The battle inside the house is followed by an assault from outsiders — the faceless crowd (masterfully depicted as a single black mass) who try to knock the door down, hoping to run the monster out of town.
It’s clear by now that in this comedy series there is no ‘self’ revelation. Comedic characters never grow. They start in the exact same place they were last time at the beginning of the next episode.
The revelation happens with the Big Foot starts dancing like a Hawaiian. He is not a scary monster after all. He is cute and fluffy. This is the story structure of many picturebooks featuring monsters. Publishers like them because of our tradition of reading stories to children before bed. These stories have squeezed out the more truly horrifying stories, which are less likely to be published.
The key challenge for the storytellers here was in the switch between the end of the food fight and the beginning of the dance.
The audience has been helped along somewhat with the foreshadowing (kept from Muriel) that a little old woman has come to the door looking for her lost son. The audience knows to wonder if this woman is legitimate. In stories such as Snow White we’ve seen little old ladies who are actually witches underneath.
Big Foot’s mother comes out of the crowd. Mother and son (daughter?) are reunited.

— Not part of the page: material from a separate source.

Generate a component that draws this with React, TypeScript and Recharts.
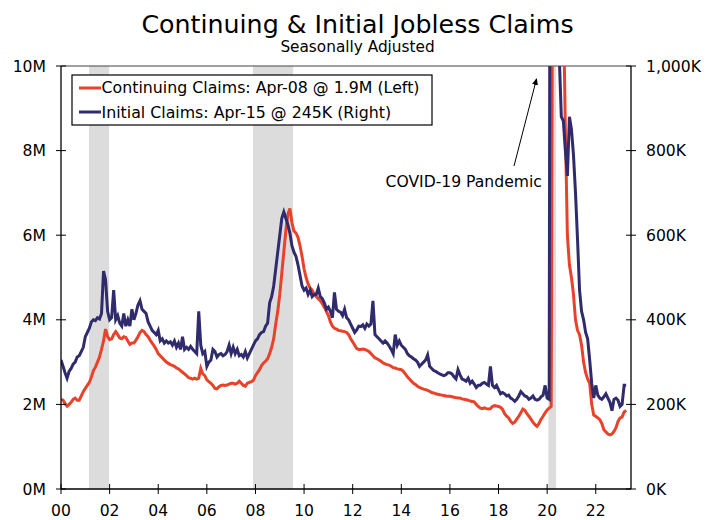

Evil Eustace tries to steal the child Big Foot back for his own selfish gains but Muriel orders him to “take the cuff off the child”. Since Eustace is a psychological child himself, he does.
The story ends with a long shot of the house, and a crescent moon behind it.
Contrast this with the establishing shot:
And a transition shot:
It’s clear that the moon in Courage The Cowardly Dog is a magical entity which can wax and wane over the course of a single day.